INFORMATION PROVIDED:

#####

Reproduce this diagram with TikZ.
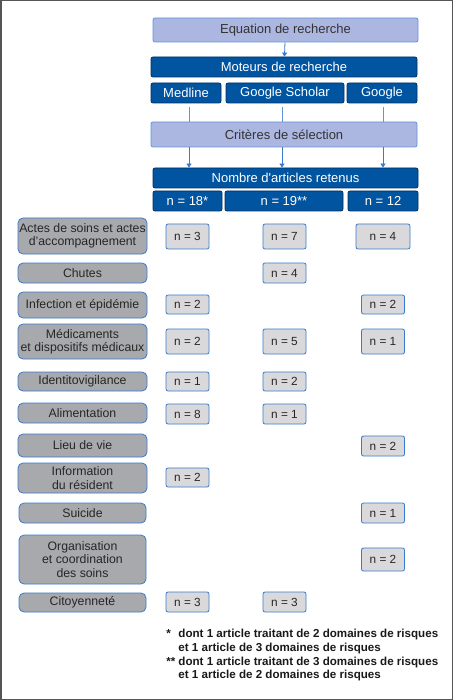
\documentclass[tikz,border=0pt]{standalone}
\usepackage{fontspec}
\setmainfont{Liberation Sans}
\usepackage{tikz}
\usetikzlibrary{positioning, arrows.meta}

\definecolor{darkblue}{RGB}{0,84,160}
\definecolor{darkline}{RGB}{0,48,98}
\definecolor{lightblue}{RGB}{172,183,225}
\definecolor{lightline}{RGB}{98,148,218}
\definecolor{catgray}{RGB}{167,169,172}
\definecolor{valgray}{RGB}{217,217,219}
\definecolor{boxline}{RGB}{58,122,205}
\definecolor{framegray}{RGB}{85,85,85}

\tikzset{
  hdrdark/.style={draw=darkline, fill=darkblue, text=white, rounded corners=2pt, inner sep=0pt, font=\fontsize{13}{14}\selectfont},
  hdrlight/.style={draw=lightline, fill=lightblue, text=black!80, rounded corners=2pt, inner sep=0pt, font=\fontsize{13}{14}\selectfont},
  catbox/.style={draw=boxline, fill=catgray, text=black!85, rounded corners=5pt, inner sep=0pt, align=center, font=\fontsize{12.3}{13.5}\selectfont},
  valbox/.style={draw=boxline, fill=valgray, text=black!85, rounded corners=2pt, inner sep=0pt, minimum width=43pt, font=\fontsize{11.8}{13}\selectfont},
  link/.style={lightline, line width=0.8pt},
  flow/.style={boxline, line width=0.8pt, -{Triangle[length=4pt,width=5pt]}}
}

\begin{document}
\begin{tikzpicture}[x=1pt, y=-1pt, line width=0.8pt]
        \useasboundingbox (0,0) rectangle (453,700);
        \draw[framegray, line width=1.5pt] (0.75,0.75) rectangle (452.25,699.25);

        % Search part
        \node[hdrlight, minimum width=265pt, minimum height=24pt] (equation) at (285.5,30) {Equation de recherche};
        \node[hdrdark, minimum width=266pt, minimum height=20pt] (moteurs) at (284,67) {Moteurs de recherche};
        \node[hdrdark, minimum width=70pt, minimum height=20pt] (medline) at (186,93) {Medline};
        \node[hdrdark, minimum width=118pt, minimum height=20pt] (scholar) at (285,93) {Google Scholar};
        \node[hdrdark, minimum width=70pt, minimum height=20pt] (google) at (382,93) {Google};
        \node[hdrlight, minimum width=266pt, minimum height=25pt] (criteres) at (284,134.5) {Critères de sélection};
        \node[hdrdark, minimum width=265pt, minimum height=20pt] (nombre) at (285.5,178) {Nombre d\textquotesingle articles retenus};
        \node[hdrdark, minimum width=69pt, minimum height=20pt] (nmed) at (187.5,201) {n = 18*};
        \node[hdrdark, minimum width=118pt, minimum height=20pt] (nsch) at (284,201) {n = 19**};
        \node[hdrdark, minimum width=70pt, minimum height=20pt] (ngoo) at (383,201) {n = 12};

        \draw[flow] (equation) -- (moteurs);
        \foreach \src/\dx in {medline/3, scholar/-3, google/1} {
            \draw[link] ([xshift=\dx pt, yshift=-4pt]\src.south) -- ([xshift=\dx pt]\src.south |- criteres.north);
            \draw[flow] ([xshift=\dx pt]\src.south |- criteres.south) -- ([xshift=\dx pt]\src.south |- nombre.north);
        }

        % Risk domains
        \node[catbox, minimum width=129pt, minimum height=36pt] (actes) at (82.5,236) {Actes de soins et actes\\d’accompagnement};
        \node[catbox, minimum width=129pt, minimum height=20pt] (chutes) at (82.5,273) {Chutes};
        \node[catbox, minimum width=129pt, minimum height=26pt] (infection) at (82.5,305) {Infection et épidémie};
        \node[catbox, minimum width=129pt, minimum height=35pt] (medic) at (82.5,341.5) {Médicaments\\et dispositifs médicaux};
        \node[catbox, minimum width=129pt, minimum height=19pt] (identito) at (82.5,381.5) {Identitovigilance};
        \node[catbox, minimum width=129pt, minimum height=20pt] (alim) at (82.5,413) {Alimentation};
        \node[catbox, minimum width=129pt, minimum height=23pt] (lieu) at (82.5,445.5) {Lieu de vie};
        \node[catbox, minimum width=129pt, minimum height=30pt] (info) at (82.5,478) {Information\\du résident};
        \node[catbox, minimum width=127pt, minimum height=20pt] (suicide) at (82.5,513) {Suicide};
        \node[catbox, minimum width=127pt, minimum height=49pt] (orga) at (82.5,559.5) {Organisation\\et coordination\\des soins};
        \node[catbox, minimum width=127pt, minimum height=19pt] (citoy) at (82.5,602.5) {Citoyenneté};

        % Counts per engine
        \node[valbox, minimum height=25pt] (actesA) at (187.5,236.5) {n = 3};
        \node[valbox, minimum height=25pt] (actesB) at (284.5,236.5) {n = 7};
        \node[valbox, minimum height=25pt, minimum width=54pt] (actesC) at (383,236.5) {n = 4};
        \foreach \nm/\x/\y/\h/\v in {chutesB/284.5/273/20/4, infectionA/187.5/304.5/19/2, infectionC/383/304.5/19/2,
            medicA/187.5/341.5/25/2, medicB/284.5/341.5/25/5, medicC/383/341.5/25/1,
            identitoA/187.5/381.5/19/1, identitoB/284.5/381.5/19/2, alimA/187.5/414/20/8, alimB/284.5/414/20/1,
            lieuC/383/446/20/2, infoA/187.5/477.5/19/2, suicideC/383/513/20/1, orgaC/383/559.5/23/2,
            citoyA/187.5/602/20/3, citoyB/284.5/602/20/3}
            \node[valbox, minimum height=\h pt] (\nm) at (\x,\y) {n = \v};

        % Notes
        \node[anchor=north west, inner sep=0pt, text=black!90, font=\bfseries\fontsize{11.6}{13.6}\selectfont] (notes) at (166,628)
            {\begin{tabular}{@{}l@{\hspace{3pt}}l@{}}
            {*} & dont 1 article traitant de 2 domaines de risques\\
                & et 1 article de 3 domaines de risques\\
            {**} & dont 1 article traitant de 3 domaines de risques\\
                & et 1 article de 2 domaines de risques
            \end{tabular}};
\end{tikzpicture}
\end{document}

#####

DIRECTIONS FOR THIS TASK:
Omitting all images, print the listing exactly.

SOLUTION TO THE PROBLEM:
Reproduce this diagram with TikZ.
\documentclass[tikz,border=0pt]{standalone}
\usepackage{fontspec}
\setmainfont{Liberation Sans}
\usepackage{tikz}
\usetikzlibrary{positioning, arrows.meta}

\definecolor{darkblue}{RGB}{0,84,160}
\definecolor{darkline}{RGB}{0,48,98}
\definecolor{lightblue}{RGB}{172,183,225}
\definecolor{lightline}{RGB}{98,148,218}
\definecolor{catgray}{RGB}{167,169,172}
\definecolor{valgray}{RGB}{217,217,219}
\definecolor{boxline}{RGB}{58,122,205}
\definecolor{framegray}{RGB}{85,85,85}

\tikzset{
  hdrdark/.style={draw=darkline, fill=darkblue, text=white, rounded corners=2pt, inner sep=0pt, font=\fontsize{13}{14}\selectfont},
  hdrlight/.style={draw=lightline, fill=lightblue, text=black!80, rounded corners=2pt, inner sep=0pt, font=\fontsize{13}{14}\selectfont},
  catbox/.style={draw=boxline, fill=catgray, text=black!85, rounded corners=5pt, inner sep=0pt, align=center, font=\fontsize{12.3}{13.5}\selectfont},
  valbox/.style={draw=boxline, fill=valgray, text=black!85, rounded corners=2pt, inner sep=0pt, minimum width=43pt, font=\fontsize{11.8}{13}\selectfont},
  link/.style={lightline, line width=0.8pt},
  flow/.style={boxline, line width=0.8pt, -{Triangle[length=4pt,width=5pt]}}
}

\begin{document}
\begin{tikzpicture}[x=1pt, y=-1pt, line width=0.8pt]
        \useasboundingbox (0,0) rectangle (453,700);
        \draw[framegray, line width=1.5pt] (0.75,0.75) rectangle (452.25,699.25);

        % Search part
        \node[hdrlight, minimum width=265pt, minimum height=24pt] (equation) at (285.5,30) {Equation de recherche};
        \node[hdrdark, minimum width=266pt, minimum height=20pt] (moteurs) at (284,67) {Moteurs de recherche};
        \node[hdrdark, minimum width=70pt, minimum height=20pt] (medline) at (186,93) {Medline};
        \node[hdrdark, minimum width=118pt, minimum height=20pt] (scholar) at (285,93) {Google Scholar};
        \node[hdrdark, minimum width=70pt, minimum height=20pt] (google) at (382,93) {Google};
        \node[hdrlight, minimum width=266pt, minimum height=25pt] (criteres) at (284,134.5) {Critères de sélection};
        \node[hdrdark, minimum width=265pt, minimum height=20pt] (nombre) at (285.5,178) {Nombre d\textquotesingle articles retenus};
        \node[hdrdark, minimum width=69pt, minimum height=20pt] (nmed) at (187.5,201) {n = 18*};
        \node[hdrdark, minimum width=118pt, minimum height=20pt] (nsch) at (284,201) {n = 19**};
        \node[hdrdark, minimum width=70pt, minimum height=20pt] (ngoo) at (383,201) {n = 12};

        \draw[flow] (equation) -- (moteurs);
        \foreach \src/\dx in {medline/3, scholar/-3, google/1} {
            \draw[link] ([xshift=\dx pt, yshift=-4pt]\src.south) -- ([xshift=\dx pt]\src.south |- criteres.north);
            \draw[flow] ([xshift=\dx pt]\src.south |- criteres.south) -- ([xshift=\dx pt]\src.south |- nombre.north);
        }

        % Risk domains
        \node[catbox, minimum width=129pt, minimum height=36pt] (actes) at (82.5,236) {Actes de soins et actes\\d’accompagnement};
        \node[catbox, minimum width=129pt, minimum height=20pt] (chutes) at (82.5,273) {Chutes};
        \node[catbox, minimum width=129pt, minimum height=26pt] (infection) at (82.5,305) {Infection et épidémie};
        \node[catbox, minimum width=129pt, minimum height=35pt] (medic) at (82.5,341.5) {Médicaments\\et dispositifs médicaux};
        \node[catbox, minimum width=129pt, minimum height=19pt] (identito) at (82.5,381.5) {Identitovigilance};
        \node[catbox, minimum width=129pt, minimum height=20pt] (alim) at (82.5,413) {Alimentation};
        \node[catbox, minimum width=129pt, minimum height=23pt] (lieu) at (82.5,445.5) {Lieu de vie};
        \node[catbox, minimum width=129pt, minimum height=30pt] (info) at (82.5,478) {Information\\du résident};
        \node[catbox, minimum width=127pt, minimum height=20pt] (suicide) at (82.5,513) {Suicide};
        \node[catbox, minimum width=127pt, minimum height=49pt] (orga) at (82.5,559.5) {Organisation\\et coordination\\des soins};
        \node[catbox, minimum width=127pt, minimum height=19pt] (citoy) at (82.5,602.5) {Citoyenneté};

        % Counts per engine
        \node[valbox, minimum height=25pt] (actesA) at (187.5,236.5) {n = 3};
        \node[valbox, minimum height=25pt] (actesB) at (284.5,236.5) {n = 7};
        \node[valbox, minimum height=25pt, minimum width=54pt] (actesC) at (383,236.5) {n = 4};
        \foreach \nm/\x/\y/\h/\v in {chutesB/284.5/273/20/4, infectionA/187.5/304.5/19/2, infectionC/383/304.5/19/2,
            medicA/187.5/341.5/25/2, medicB/284.5/341.5/25/5, medicC/383/341.5/25/1,
            identitoA/187.5/381.5/19/1, identitoB/284.5/381.5/19/2, alimA/187.5/414/20/8, alimB/284.5/414/20/1,
            lieuC/383/446/20/2, infoA/187.5/477.5/19/2, suicideC/383/513/20/1, orgaC/383/559.5/23/2,
            citoyA/187.5/602/20/3, citoyB/284.5/602/20/3}
            \node[valbox, minimum height=\h pt] (\nm) at (\x,\y) {n = \v};

        % Notes
        \node[anchor=north west, inner sep=0pt, text=black!90, font=\bfseries\fontsize{11.6}{13.6}\selectfont] (notes) at (166,628)
            {\begin{tabular}{@{}l@{\hspace{3pt}}l@{}}
            {*} & dont 1 article traitant de 2 domaines de risques\\
                & et 1 article de 3 domaines de risques\\
            {**} & dont 1 article traitant de 3 domaines de risques\\
                & et 1 article de 2 domaines de risques
            \end{tabular}};
\end{tikzpicture}
\end{document}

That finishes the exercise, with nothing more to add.